WHAT IS NEEDED:
Please reproduce exactly the lines between the line holding "Output the LaTeX" and the line holding "import plotly.graph_objects as go", inclusive, leaving out any pictures.

Code that draws figures:

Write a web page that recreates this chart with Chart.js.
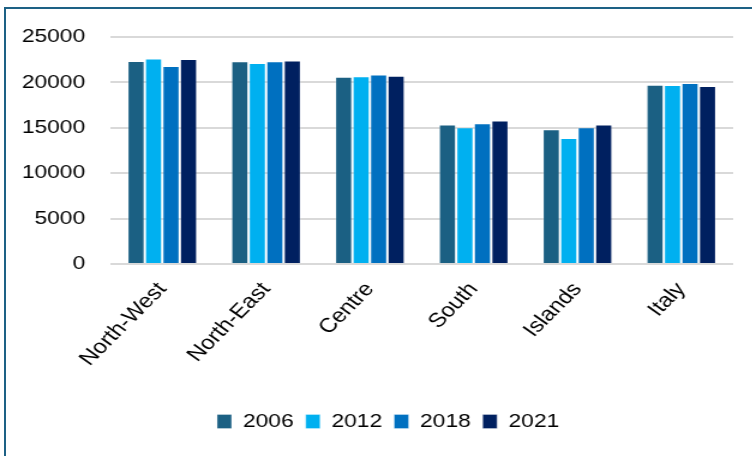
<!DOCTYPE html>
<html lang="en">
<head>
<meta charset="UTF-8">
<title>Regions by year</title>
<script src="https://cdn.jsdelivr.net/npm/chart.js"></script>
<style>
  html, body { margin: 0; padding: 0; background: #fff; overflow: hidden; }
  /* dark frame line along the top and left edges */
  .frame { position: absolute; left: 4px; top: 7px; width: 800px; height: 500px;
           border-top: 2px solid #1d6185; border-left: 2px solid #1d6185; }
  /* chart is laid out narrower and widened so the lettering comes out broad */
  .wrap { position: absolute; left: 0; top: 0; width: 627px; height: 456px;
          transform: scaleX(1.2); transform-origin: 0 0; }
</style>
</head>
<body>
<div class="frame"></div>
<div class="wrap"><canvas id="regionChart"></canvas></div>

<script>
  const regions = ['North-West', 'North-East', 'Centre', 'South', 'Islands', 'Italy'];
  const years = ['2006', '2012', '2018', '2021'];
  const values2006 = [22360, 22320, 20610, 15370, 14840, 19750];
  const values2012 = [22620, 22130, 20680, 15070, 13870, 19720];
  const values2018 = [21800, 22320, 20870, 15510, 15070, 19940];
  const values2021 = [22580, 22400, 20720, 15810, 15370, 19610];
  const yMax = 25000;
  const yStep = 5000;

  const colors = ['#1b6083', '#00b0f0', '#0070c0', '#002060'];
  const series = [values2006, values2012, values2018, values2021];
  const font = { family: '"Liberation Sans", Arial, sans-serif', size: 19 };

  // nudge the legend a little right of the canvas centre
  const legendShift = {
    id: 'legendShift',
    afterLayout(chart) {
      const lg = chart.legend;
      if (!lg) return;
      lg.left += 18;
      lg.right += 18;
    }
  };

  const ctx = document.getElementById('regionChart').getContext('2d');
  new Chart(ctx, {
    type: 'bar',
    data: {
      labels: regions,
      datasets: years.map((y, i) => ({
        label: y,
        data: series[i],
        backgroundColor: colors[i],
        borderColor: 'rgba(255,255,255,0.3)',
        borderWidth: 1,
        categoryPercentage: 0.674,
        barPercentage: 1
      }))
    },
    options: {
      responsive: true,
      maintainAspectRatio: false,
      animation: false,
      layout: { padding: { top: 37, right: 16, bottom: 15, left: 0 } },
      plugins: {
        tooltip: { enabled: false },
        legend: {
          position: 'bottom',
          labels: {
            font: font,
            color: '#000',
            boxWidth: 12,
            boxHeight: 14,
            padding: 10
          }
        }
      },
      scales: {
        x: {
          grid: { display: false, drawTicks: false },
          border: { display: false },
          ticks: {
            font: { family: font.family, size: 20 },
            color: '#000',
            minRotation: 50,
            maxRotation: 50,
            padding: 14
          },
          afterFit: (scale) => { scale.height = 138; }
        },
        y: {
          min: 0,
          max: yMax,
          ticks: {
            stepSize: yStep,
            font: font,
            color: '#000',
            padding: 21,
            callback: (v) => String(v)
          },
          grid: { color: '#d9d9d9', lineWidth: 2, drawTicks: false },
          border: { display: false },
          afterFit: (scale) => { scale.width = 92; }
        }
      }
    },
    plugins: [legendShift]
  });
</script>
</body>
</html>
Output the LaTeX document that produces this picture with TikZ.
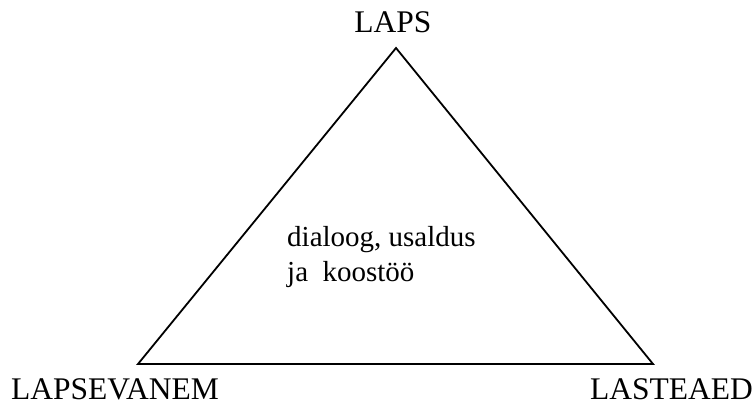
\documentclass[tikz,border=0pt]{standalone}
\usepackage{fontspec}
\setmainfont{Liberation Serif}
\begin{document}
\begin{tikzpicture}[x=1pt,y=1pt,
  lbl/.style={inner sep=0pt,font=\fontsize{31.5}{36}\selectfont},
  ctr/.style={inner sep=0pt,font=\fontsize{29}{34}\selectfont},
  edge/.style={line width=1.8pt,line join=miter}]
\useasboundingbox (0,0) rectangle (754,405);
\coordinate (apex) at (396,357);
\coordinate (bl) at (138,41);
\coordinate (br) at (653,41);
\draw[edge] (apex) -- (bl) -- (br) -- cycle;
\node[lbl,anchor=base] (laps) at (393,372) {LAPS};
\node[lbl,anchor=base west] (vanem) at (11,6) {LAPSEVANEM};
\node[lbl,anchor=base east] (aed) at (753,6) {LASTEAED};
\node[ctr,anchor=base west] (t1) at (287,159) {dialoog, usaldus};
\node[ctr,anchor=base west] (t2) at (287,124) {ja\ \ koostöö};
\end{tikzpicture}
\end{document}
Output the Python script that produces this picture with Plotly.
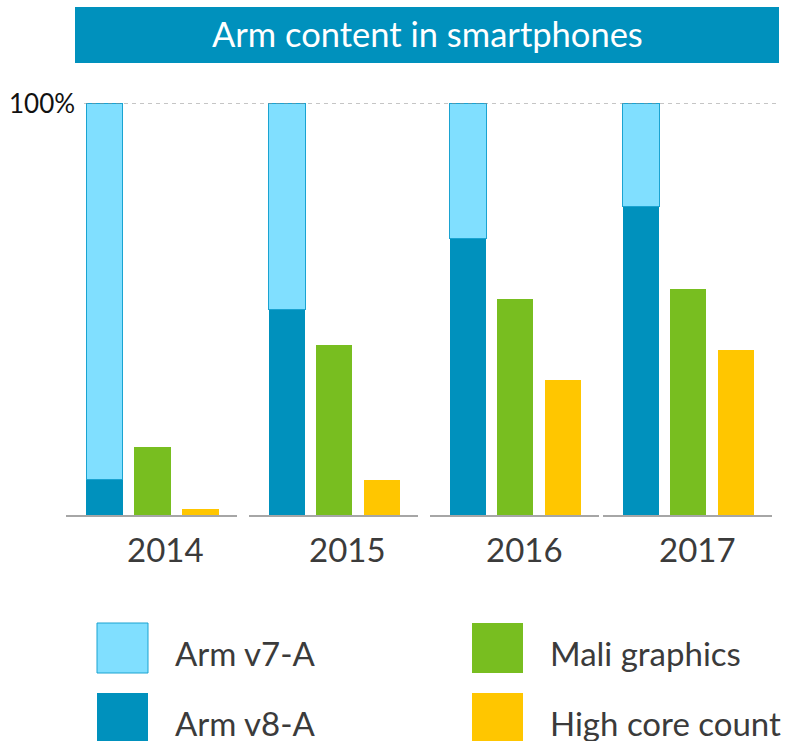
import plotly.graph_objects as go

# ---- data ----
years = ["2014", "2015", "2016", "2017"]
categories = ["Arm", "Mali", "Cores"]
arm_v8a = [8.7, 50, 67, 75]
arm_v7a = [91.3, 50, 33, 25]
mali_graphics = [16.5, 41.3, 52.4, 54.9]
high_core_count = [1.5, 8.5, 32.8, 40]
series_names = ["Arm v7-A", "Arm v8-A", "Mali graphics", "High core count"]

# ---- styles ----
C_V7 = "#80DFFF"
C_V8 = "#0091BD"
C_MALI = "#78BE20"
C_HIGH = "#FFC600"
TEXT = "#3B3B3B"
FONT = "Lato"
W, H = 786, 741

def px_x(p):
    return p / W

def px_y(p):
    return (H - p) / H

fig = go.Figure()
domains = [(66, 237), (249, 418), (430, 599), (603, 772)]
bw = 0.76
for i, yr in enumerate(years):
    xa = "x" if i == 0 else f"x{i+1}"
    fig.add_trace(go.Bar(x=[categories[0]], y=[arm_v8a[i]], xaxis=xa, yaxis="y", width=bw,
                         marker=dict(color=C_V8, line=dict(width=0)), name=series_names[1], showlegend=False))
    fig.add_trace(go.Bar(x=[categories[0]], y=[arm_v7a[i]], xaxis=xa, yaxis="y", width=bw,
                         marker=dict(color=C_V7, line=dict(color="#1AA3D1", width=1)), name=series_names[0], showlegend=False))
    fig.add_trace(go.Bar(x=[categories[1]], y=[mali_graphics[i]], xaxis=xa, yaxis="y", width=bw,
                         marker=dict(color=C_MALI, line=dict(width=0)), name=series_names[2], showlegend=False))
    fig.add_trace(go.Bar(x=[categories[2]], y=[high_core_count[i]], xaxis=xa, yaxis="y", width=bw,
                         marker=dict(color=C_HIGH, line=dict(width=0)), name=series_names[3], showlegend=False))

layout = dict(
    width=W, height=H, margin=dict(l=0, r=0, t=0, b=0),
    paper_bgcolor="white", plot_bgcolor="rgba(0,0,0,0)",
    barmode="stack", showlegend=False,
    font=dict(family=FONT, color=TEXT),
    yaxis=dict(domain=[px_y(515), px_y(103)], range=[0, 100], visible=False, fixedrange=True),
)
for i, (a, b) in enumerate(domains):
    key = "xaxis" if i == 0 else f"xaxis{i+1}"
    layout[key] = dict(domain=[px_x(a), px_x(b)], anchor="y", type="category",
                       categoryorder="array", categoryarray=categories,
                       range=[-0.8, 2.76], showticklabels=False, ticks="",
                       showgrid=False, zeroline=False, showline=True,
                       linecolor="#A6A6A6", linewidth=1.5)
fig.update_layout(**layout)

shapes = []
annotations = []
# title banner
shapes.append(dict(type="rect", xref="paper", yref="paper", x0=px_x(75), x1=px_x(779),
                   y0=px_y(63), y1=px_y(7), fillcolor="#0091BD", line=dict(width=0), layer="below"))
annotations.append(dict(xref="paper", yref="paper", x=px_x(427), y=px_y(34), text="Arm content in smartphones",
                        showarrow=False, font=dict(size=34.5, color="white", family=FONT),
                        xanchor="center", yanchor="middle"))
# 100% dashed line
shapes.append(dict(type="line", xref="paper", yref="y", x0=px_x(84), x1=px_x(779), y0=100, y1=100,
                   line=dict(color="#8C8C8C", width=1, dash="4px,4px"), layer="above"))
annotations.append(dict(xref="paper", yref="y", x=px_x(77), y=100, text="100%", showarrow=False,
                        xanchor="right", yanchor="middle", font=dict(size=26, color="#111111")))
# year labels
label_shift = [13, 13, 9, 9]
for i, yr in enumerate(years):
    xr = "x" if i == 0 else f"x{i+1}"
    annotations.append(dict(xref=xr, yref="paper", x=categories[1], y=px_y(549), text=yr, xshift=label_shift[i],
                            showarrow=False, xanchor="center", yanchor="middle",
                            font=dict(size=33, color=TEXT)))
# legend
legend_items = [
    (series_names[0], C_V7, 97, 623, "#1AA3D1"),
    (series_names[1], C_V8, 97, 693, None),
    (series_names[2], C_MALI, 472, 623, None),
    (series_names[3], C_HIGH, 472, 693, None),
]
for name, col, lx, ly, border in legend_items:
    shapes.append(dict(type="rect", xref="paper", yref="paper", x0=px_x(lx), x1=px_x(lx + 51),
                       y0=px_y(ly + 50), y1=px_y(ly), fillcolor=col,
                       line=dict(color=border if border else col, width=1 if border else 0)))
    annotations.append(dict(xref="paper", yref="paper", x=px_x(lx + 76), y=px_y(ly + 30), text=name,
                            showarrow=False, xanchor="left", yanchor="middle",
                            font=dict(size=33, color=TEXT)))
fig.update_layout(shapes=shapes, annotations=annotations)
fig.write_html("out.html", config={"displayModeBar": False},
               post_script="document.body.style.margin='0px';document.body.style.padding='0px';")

WRITTEN REPLY:
Output the LaTeX document that produces this picture with TikZ.
\documentclass[tikz,border=0pt]{standalone}
\usepackage{fontspec}
\setmainfont{Liberation Serif}
\begin{document}
\begin{tikzpicture}[x=1pt,y=1pt,
  lbl/.style={inner sep=0pt,font=\fontsize{31.5}{36}\selectfont},
  ctr/.style={inner sep=0pt,font=\fontsize{29}{34}\selectfont},
  edge/.style={line width=1.8pt,line join=miter}]
\useasboundingbox (0,0) rectangle (754,405);
\coordinate (apex) at (396,357);
\coordinate (bl) at (138,41);
\coordinate (br) at (653,41);
\draw[edge] (apex) -- (bl) -- (br) -- cycle;
\node[lbl,anchor=base] (laps) at (393,372) {LAPS};
\node[lbl,anchor=base west] (vanem) at (11,6) {LAPSEVANEM};
\node[lbl,anchor=base east] (aed) at (753,6) {LASTEAED};
\node[ctr,anchor=base west] (t1) at (287,159) {dialoog, usaldus};
\node[ctr,anchor=base west] (t2) at (287,124) {ja\ \ koostöö};
\end{tikzpicture}
\end{document}
Output the Python script that produces this picture with Plotly.
import plotly.graph_objects as go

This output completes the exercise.